Stored data

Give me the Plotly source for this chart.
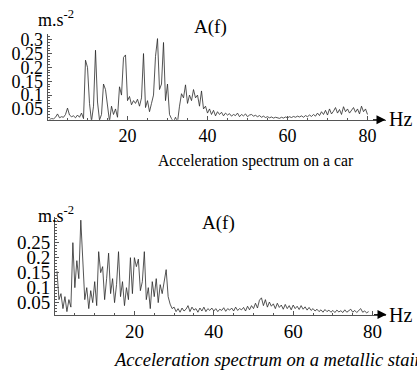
import plotly.graph_objects as go

W, H = 417, 372

# ---------------- data ----------------
FREQ_START = 0.5   # Hz
FREQ_STEP = 0.5    # Hz

car_accel = [
    0.012, 0.015, 0.014, 0.020, 0.032, 0.018, 0.022, 0.020, 0.030, 0.053,
    0.028, 0.022, 0.025, 0.018, 0.028, 0.020, 0.035, 0.015, 0.226, 0.200,
    0.070, 0.005, 0.060, 0.262, 0.075, 0.010, 0.030, 0.140, 0.120, 0.050,
    0.005, 0.060, 0.030, 0.050, 0.020, 0.130, 0.100, 0.236, 0.245, 0.080,
    0.095, 0.065, 0.080, 0.070, 0.085, 0.060, 0.090, 0.250, 0.055, 0.080,
    0.040, 0.070, 0.100, 0.240, 0.304, 0.120, 0.140, 0.290, 0.080, 0.140,
    0.030, 0.015, 0.004, 0.020, 0.002, 0.060, 0.105, 0.090, 0.137, 0.070,
    0.100, 0.080, 0.120, 0.090, 0.100, 0.060, 0.115, 0.050, 0.060, 0.035,
    0.050, 0.030, 0.045, 0.025, 0.040, 0.030, 0.038, 0.025, 0.035, 0.028,
    0.033, 0.024, 0.030, 0.026, 0.035, 0.022, 0.030, 0.025, 0.032, 0.022,
    0.028, 0.030, 0.024, 0.027, 0.022, 0.026, 0.020, 0.024, 0.019, 0.022,
    0.018, 0.021, 0.017, 0.020, 0.018, 0.016, 0.020, 0.017, 0.021, 0.018,
    0.022, 0.019, 0.023, 0.020, 0.024, 0.021, 0.025, 0.020, 0.026, 0.022,
    0.028, 0.023, 0.030, 0.024, 0.035, 0.026, 0.040, 0.030, 0.045, 0.028,
    0.050, 0.032, 0.042, 0.055, 0.035, 0.048, 0.030, 0.058, 0.040, 0.050,
    0.035, 0.045, 0.055, 0.038, 0.050, 0.032, 0.060, 0.040, 0.050, 0.030,
]

stair_accel = [
    0.155, 0.060, 0.080, 0.030, 0.070, 0.020, 0.060, 0.035, 0.250, 0.100,
    0.190, 0.130, 0.325, 0.200, 0.060, 0.100, 0.030, 0.090, 0.050, 0.120,
    0.040, 0.220, 0.150, 0.170, 0.060, 0.130, 0.215, 0.080, 0.130, 0.050,
    0.110, 0.220, 0.070, 0.120, 0.040, 0.100, 0.060, 0.200, 0.080, 0.200,
    0.170, 0.195, 0.090, 0.120, 0.220, 0.060, 0.100, 0.030, 0.120, 0.070,
    0.130, 0.050, 0.110, 0.080, 0.120, 0.160, 0.070, 0.045, 0.030, 0.035,
    0.020, 0.030, 0.018, 0.032, 0.022, 0.028, 0.040, 0.020, 0.035, 0.025,
    0.030, 0.018, 0.032, 0.022, 0.035, 0.020, 0.030, 0.024, 0.032, 0.022,
    0.030, 0.020, 0.028, 0.024, 0.033, 0.021, 0.030, 0.025, 0.032, 0.022,
    0.035, 0.024, 0.030, 0.026, 0.034, 0.022, 0.038, 0.026, 0.040, 0.030,
    0.048, 0.032, 0.058, 0.066, 0.040, 0.060, 0.035, 0.052, 0.038, 0.046,
    0.030, 0.048, 0.034, 0.042, 0.028, 0.044, 0.030, 0.040, 0.026, 0.042,
    0.030, 0.038, 0.027, 0.040, 0.028, 0.036, 0.025, 0.034, 0.024, 0.030,
    0.022, 0.028, 0.020, 0.026, 0.018, 0.027, 0.020, 0.025, 0.018, 0.024,
    0.017, 0.025, 0.019, 0.023, 0.017, 0.026, 0.018, 0.022, 0.028, 0.018,
    0.024, 0.017, 0.022, 0.030, 0.018, 0.022, 0.016, 0.020,
]

x_tick_vals = [20, 40, 60, 80]
x_tick_text = ["20", "40", "60", "80"]
car_y_ticks = [0.05, 0.1, 0.15, 0.2, 0.25, 0.3]
car_y_text = ["0.05", "0.1", "0.15", "0.2", "0.25", "0.3"]
stair_y_ticks = [0.05, 0.1, 0.15, 0.2, 0.25]
stair_y_text = ["0.05", "0.1", "0.15", "0.2", "0.25"]

unit_label = "m.s<sup>-2</sup>"
amp_label = "A(f)"
freq_unit = "Hz"
car_caption = "Acceleration spectrum on a car"
stair_caption = "<i>Acceleration spectrum on a metallic stair</i>"

# ---------------- layout helpers ----------------
def pxx(p):
    return p / W

def pxy(p):
    return 1 - p / H

SERIF = "Liberation Serif, Times New Roman, serif"
LINE = "#2a2a2a"
AXC = "#555555"

car_xrange = [0, 84.5]
car_yrange = [0.011, 0.32]
stair_xrange = [0, 83.5]
stair_yrange = [0.010, 0.335]

fig = go.Figure()
fig.add_trace(go.Scatter(y=car_accel, x0=FREQ_START, dx=FREQ_STEP, mode="lines",
                         line=dict(color=LINE, width=0.8), xaxis="x", yaxis="y",
                         showlegend=False, hoverinfo="skip"))
fig.add_trace(go.Scatter(y=stair_accel, x0=FREQ_START, dx=FREQ_STEP, mode="lines",
                         line=dict(color=LINE, width=0.8), xaxis="x2", yaxis="y2",
                         showlegend=False, hoverinfo="skip"))

def xax(domain, rng, anchor, size):
    return dict(domain=domain, range=rng, anchor=anchor, showgrid=False, zeroline=False,
                showline=True, linecolor=AXC, linewidth=1,
                tickvals=x_tick_vals, ticktext=x_tick_text, ticks="inside", ticklen=4,
                tickcolor=AXC, tickfont=dict(family=SERIF, size=size, color="black"),
                minor=dict(tickmode="linear", tick0=0, dtick=5, ticks="inside", ticklen=2,
                           tickcolor=AXC),
                fixedrange=True)

def yax(domain, rng, anchor, vals, text, size):
    return dict(domain=domain, range=rng, anchor=anchor, showgrid=False, zeroline=False,
                showline=True, linecolor=AXC, linewidth=1,
                tickvals=vals, ticktext=text, ticks="inside", ticklen=4, tickcolor=AXC,
                tickfont=dict(family=SERIF, size=size, color="black"),
                ticklabelstandoff=0,
                minor=dict(tickmode="linear", tick0=0, dtick=0.01, ticks="inside",
                           ticklen=2, tickcolor=AXC),
                fixedrange=True)

fig.update_layout(
    width=W, height=H,
    margin=dict(l=0, r=0, t=0, b=0),
    paper_bgcolor="white", plot_bgcolor="white",
    xaxis=xax([pxx(47.5), pxx(47.5 + 4 * car_xrange[1])], car_xrange, "y", 18),
    yaxis=yax([pxy(117), pxy(30.5)], car_yrange, "x", car_y_ticks, car_y_text, 18),
    xaxis2=xax([pxx(55), pxx(55 + 3.97 * stair_xrange[1])], stair_xrange, "y2", 19),
    yaxis2=yax([pxy(314), pxy(215.5)], stair_yrange, "x2", stair_y_ticks, stair_y_text, 19),
    showlegend=False,
)

ann = []
# arrows on x axes
for xr, yr, xa, ya in [(car_xrange, car_yrange, "x", "y"), (stair_xrange, stair_yrange, "x2", "y2")]:
    ann.append(dict(x=xr[1], y=yr[0], xref=xa, yref=ya, text="", showarrow=True,
                    ax=-14, ay=0, arrowhead=2, arrowsize=1.8, arrowwidth=1,
                    arrowcolor="black", standoff=0))

def paper_text(text, x, y, size, xanchor="left"):
    return dict(x=pxx(x), y=pxy(y), xref="paper", yref="paper", text=text, showarrow=False,
                xanchor=xanchor, yanchor="middle", font=dict(family=SERIF, size=size, color="black"))

ann += [
    paper_text(freq_unit, 387, 116, 20),
    paper_text(freq_unit, 387, 314, 20),
    paper_text(unit_label, 36, 15, 18),
    paper_text(amp_label, 192, 23, 19),
    paper_text(car_caption, 156, 159, 15.7),
    paper_text(unit_label, 36, 213, 18),
    paper_text(amp_label, 200, 221, 19),
    paper_text(stair_caption, 111, 360, 18.5),
]
fig.update_layout(annotations=ann)

fig.write_html("out.html", config={"displayModeBar": False},
               post_script="document.body.style.margin='0';")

Exercise description
Your task is to restate word for word the lines from the top of the data to the line containing "FREQ_STEP = 0.5", both ends included, with every picture left out.

Exercise solution
Give me the Plotly source for this chart.
import plotly.graph_objects as go

W, H = 417, 372

# ---------------- data ----------------
FREQ_START = 0.5   # Hz
FREQ_STEP = 0.5    # Hz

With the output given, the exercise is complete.